TO BE DONE
Pictures stay out of the copy. Repeat exactly the lines from the first entry below through the line that contains "ax.set_axisbelow(True)", and nothing beyond.

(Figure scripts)
--- begin ---

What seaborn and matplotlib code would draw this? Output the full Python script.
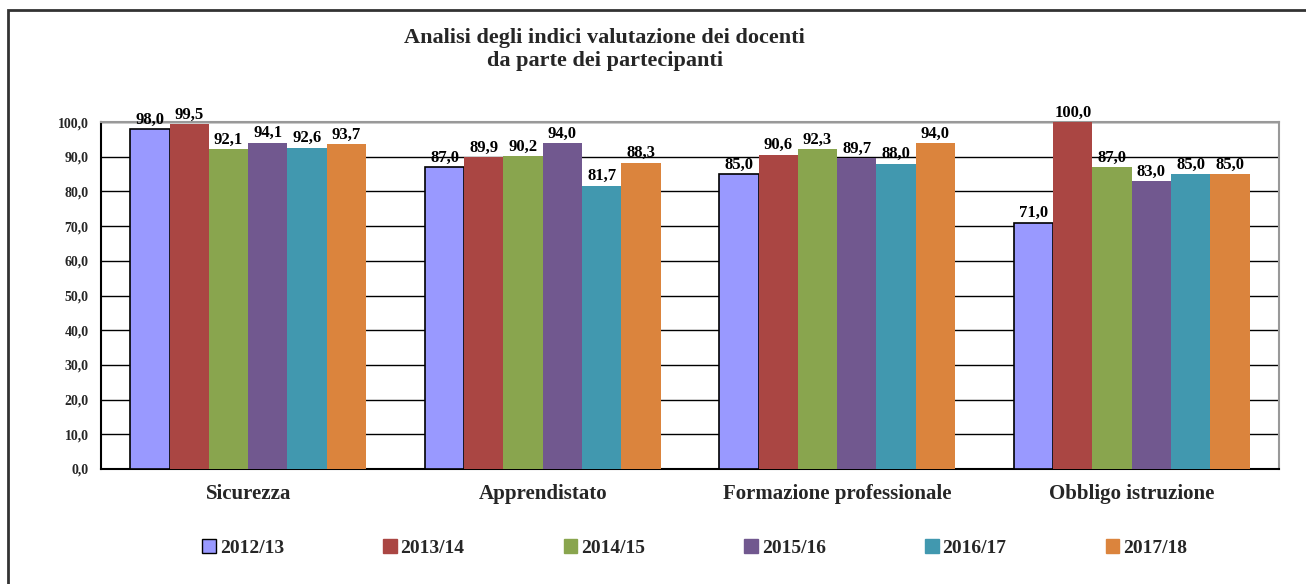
import pandas as pd
import matplotlib
matplotlib.use("Agg")
import matplotlib.pyplot as plt
import matplotlib.patches as mpatches
from matplotlib.ticker import FuncFormatter, MultipleLocator
import seaborn as sns

categories = ["Sicurezza", "Apprendistato", "Formazione professionale", "Obbligo istruzione"]
years = ["2012/13", "2013/14", "2014/15", "2015/16", "2016/17", "2017/18"]
v_2012 = [98.0, 87.0, 85.0, 71.0]
v_2013 = [99.5, 89.9, 90.6, 100.0]
v_2014 = [92.1, 90.2, 92.3, 87.0]
v_2015 = [94.1, 94.0, 89.7, 83.0]
v_2016 = [92.6, 81.7, 88.0, 85.0]
v_2017 = [93.7, 88.3, 94.0, 85.0]
colors = ["#9999FF", "#AA4643", "#89A54E", "#71588F", "#4198AF", "#DB843D"]

rows = []
for yr, vals in zip(years, [v_2012, v_2013, v_2014, v_2015, v_2016, v_2017]):
    for cat, v in zip(categories, vals):
        rows.append({"categoria": cat, "anno": yr, "valore": v})
df = pd.DataFrame(rows)

sns.set_style("white")
plt.rcParams["font.family"] = ["Liberation Serif", "DejaVu Serif"]
plt.rcParams["font.weight"] = "bold"

fig = plt.figure(figsize=(13.06, 5.84), dpi=100)
ax = fig.add_axes([0.0773, 0.197, 0.902, 0.594])

sns.barplot(data=df, x="categoria", y="valore", hue="anno", order=categories,
            hue_order=years, palette=colors, width=0.8, saturation=1,
            ax=ax, legend=False, linewidth=0, zorder=3)

# black edge only on the first series
for bar in ax.containers[0]:
    bar.set_edgecolor("black")
    bar.set_linewidth(1.2)

for cont in ax.containers:
    ax.bar_label(cont, labels=[f"{b.get_height():.1f}".replace(".", ",") for b in cont],
                 padding=1, fontsize=12, fontweight="bold", color="black")

ax.set_ylim(0, 100)
ax.set_xlim(-0.5, 3.5)
ax.yaxis.set_major_locator(MultipleLocator(10))
ax.yaxis.set_major_formatter(FuncFormatter(lambda v, p: f"{v:.1f}".replace(".", ",")))
ax.grid(axis="y", color="black", linewidth=1.0, zorder=0)
ax.set_axisbelow(True)

ax.set_xticks([0.5, 1.5, 2.5], minor=False)
ax.set_xticklabels([])
ax.set_xticks([0, 1, 2, 3], minor=True)
ax.set_xticklabels(categories, minor=True, fontsize=15, fontweight="bold")
ax.tick_params(axis="x", which="minor", length=0, pad=11)
ax.tick_params(axis="x", which="major", length=7, width=1.2, direction="out", color="black")
ax.tick_params(axis="y", length=6, width=1.2, direction="out", color="black",
               labelsize=10, pad=3)
ax.set_xlabel("")
ax.set_ylabel("")

ax.spines["left"].set_color("black")
ax.spines["left"].set_linewidth(1.5)
ax.spines["bottom"].set_color("black")
ax.spines["bottom"].set_linewidth(1.5)
ax.spines["top"].set_color("#999999")
ax.spines["right"].set_color("#999999")
ax.spines["top"].set_linewidth(1.5)
ax.spines["right"].set_linewidth(1.5)

fig.text(0.463, 0.916, "Analisi degli indici valutazione dei docenti\nda parte dei partecipanti",
         ha="center", va="center", fontsize=16, fontweight="bold", linespacing=1.2)

handles = [mpatches.Patch(facecolor=c, edgecolor="black" if i == 0 else c, linewidth=1)
           for i, c in enumerate(colors)]
fig.legend(handles, years, loc="center", bbox_to_anchor=(0.532, 0.062), ncol=6,
           frameon=False, handlelength=0.7, handleheight=0.7,
           handletextpad=0.2, columnspacing=5.1, prop={"weight": "bold", "size": 14})

fig.patches.append(mpatches.Rectangle((0.006, -0.05), 1.1, 1.033, transform=fig.transFigure,
                                      fill=False, edgecolor="#333333", linewidth=2))

fig.savefig("out.png", dpi=100)
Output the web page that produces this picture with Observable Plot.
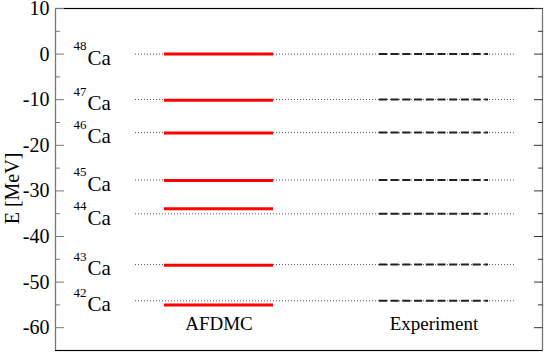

--- end ---

REPLY TO THE TASK
What seaborn and matplotlib code would draw this? Output the full Python script.
import pandas as pd
import matplotlib
matplotlib.use("Agg")
import matplotlib.pyplot as plt
import matplotlib.patches as mpatches
from matplotlib.ticker import FuncFormatter, MultipleLocator
import seaborn as sns

categories = ["Sicurezza", "Apprendistato", "Formazione professionale", "Obbligo istruzione"]
years = ["2012/13", "2013/14", "2014/15", "2015/16", "2016/17", "2017/18"]
v_2012 = [98.0, 87.0, 85.0, 71.0]
v_2013 = [99.5, 89.9, 90.6, 100.0]
v_2014 = [92.1, 90.2, 92.3, 87.0]
v_2015 = [94.1, 94.0, 89.7, 83.0]
v_2016 = [92.6, 81.7, 88.0, 85.0]
v_2017 = [93.7, 88.3, 94.0, 85.0]
colors = ["#9999FF", "#AA4643", "#89A54E", "#71588F", "#4198AF", "#DB843D"]

rows = []
for yr, vals in zip(years, [v_2012, v_2013, v_2014, v_2015, v_2016, v_2017]):
    for cat, v in zip(categories, vals):
        rows.append({"categoria": cat, "anno": yr, "valore": v})
df = pd.DataFrame(rows)

sns.set_style("white")
plt.rcParams["font.family"] = ["Liberation Serif", "DejaVu Serif"]
plt.rcParams["font.weight"] = "bold"

fig = plt.figure(figsize=(13.06, 5.84), dpi=100)
ax = fig.add_axes([0.0773, 0.197, 0.902, 0.594])

sns.barplot(data=df, x="categoria", y="valore", hue="anno", order=categories,
            hue_order=years, palette=colors, width=0.8, saturation=1,
            ax=ax, legend=False, linewidth=0, zorder=3)

# black edge only on the first series
for bar in ax.containers[0]:
    bar.set_edgecolor("black")
    bar.set_linewidth(1.2)

for cont in ax.containers:
    ax.bar_label(cont, labels=[f"{b.get_height():.1f}".replace(".", ",") for b in cont],
                 padding=1, fontsize=12, fontweight="bold", color="black")

ax.set_ylim(0, 100)
ax.set_xlim(-0.5, 3.5)
ax.yaxis.set_major_locator(MultipleLocator(10))
ax.yaxis.set_major_formatter(FuncFormatter(lambda v, p: f"{v:.1f}".replace(".", ",")))
ax.grid(axis="y", color="black", linewidth=1.0, zorder=0)
ax.set_axisbelow(True)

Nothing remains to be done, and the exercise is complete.